What to paint when the battlefield is the aesthetic

Armageddon’s environment is doing a lot of the work here. The rad-blasted and rad-choked wastes are not a neutral backdrop, they are a painting prompt. Dust, industrial wear, corrosive staining, and battlefield grime all make sense on the table because the setting itself is hostile to clean finishes, and Armoured Gauntlet makes that feel intentional rather than optional.

That gives you a clear direction for paint schemes:

  • Keep the armor palette consistent across every vehicle so the army reads as a convoy, not a random pile of kits.
  • Use weathering to tell the story of a long advance through irradiated ground, with exhaust soot, mud, and scratches landing in the same visual vocabulary.
  • Let hazard markings, vehicle numbers, and campaign icons repeat across the force so each tank feels part of a wider motor pool.
  • Push basing harder than usual, because the rules themselves lean into armored columns moving through a hostile environment.

This is also where the title Armoured Gauntlet does a lot of work.
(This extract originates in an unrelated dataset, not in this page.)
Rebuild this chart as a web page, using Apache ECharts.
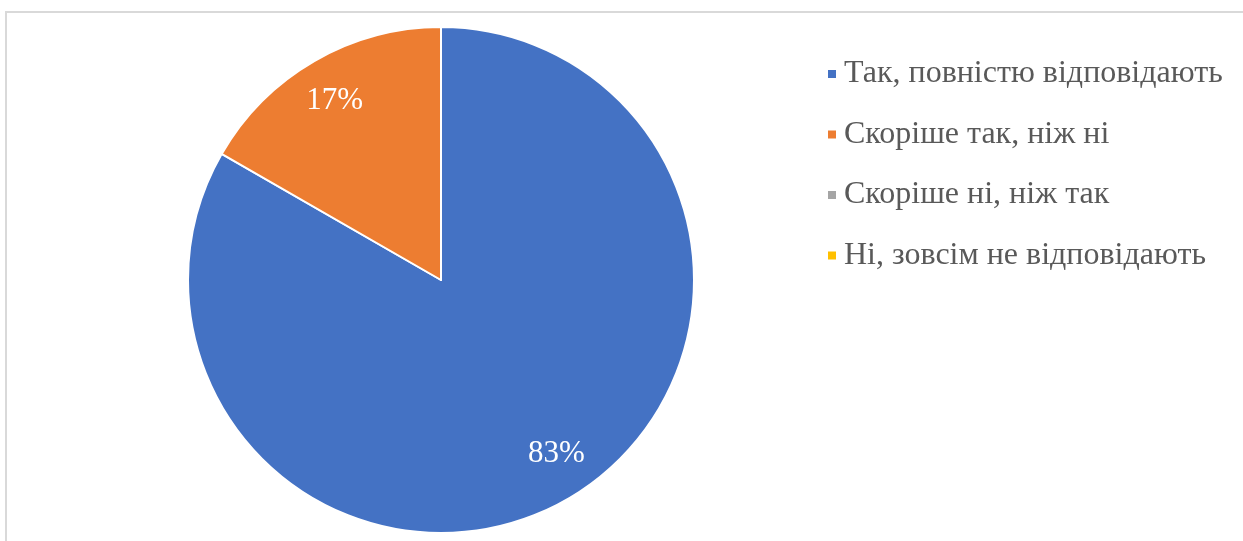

It signals cinematic armored clashes rather than abstract list building, and that is a gift for anyone who likes their models to look like they belong in a scene, not just in an army roster. Big vehicles, transports, and support armor stop being merely efficient choices and become the visual anchors of the collection.

The new kits sharpen the hobby pull

The 26 April 2026 Sunday Preview makes the hobby angle even more concrete. It says Armageddon: The Return of Yarrick includes the Armoured Gauntlet game mode, with missions and extra rules for armies packed with vehicles, tanks, and monsters. It also confirms that the Armageddon Battalion: Astra Militarum box is the first place to get the new Hippogriff AFV and Centaur RSV vehicles.

That combination is exactly what gets painters moving. New chassis are a reason to start a project, and first-access vehicle kits are especially attractive when the broader rules environment is telling you to build around armor. The Hippogriff AFV and Centaur RSV do more than expand the range, they help define the visual language of the whole campaign, giving you fresh hulls that can sit beside classic armor without breaking the scene.

Yarrick’s return gives the campaign a face

The Sunday Preview also ties the release to Commissar Sebastian Yarrick’s return to Armageddon, with the goal of defeating Ghazghkull Thraka once and for all. That detail matters because vehicle-heavy hobby projects often work best when they feel anchored by a character or campaign moment. Yarrick gives the armored push a narrative spine, the kind that makes a tank company feel like part of a recognizable war story instead of a generic force build.

That is especially important in a setting as iconic as Armageddon, where mechanized warfare has always suited the industrial landscape. The new rules, detachments, and kits all reinforce the same message: armor is not support material here, it is the centerpiece. If you like painting battle damage, heavy plates, transport columns, and the grime of a war zone that has been burning for too long, this is the kind of release that tells you exactly where the hobby is headed next.

What Armoured Gauntlet is really inviting you to build

Taken together, the 23, 20, 22, and 26 April releases form a very clear hobby signal. Armageddon is being sold as a place for armored warfare across factions, with new detachments for Astra Militarum and Space Marines, a vehicle-focused game mode, and fresh kits that underline the trend. For painters, that means a rare and satisfying kind of release cycle, one that rewards big projects, careful weathering, and the discipline of making an entire armored force feel like it has rolled straight out of the same war.

In other words, Armoured Gauntlet is not just asking you to paint a tank. It is asking you to paint the column behind it, the dust under it, and the hard-used story stamped into every panel.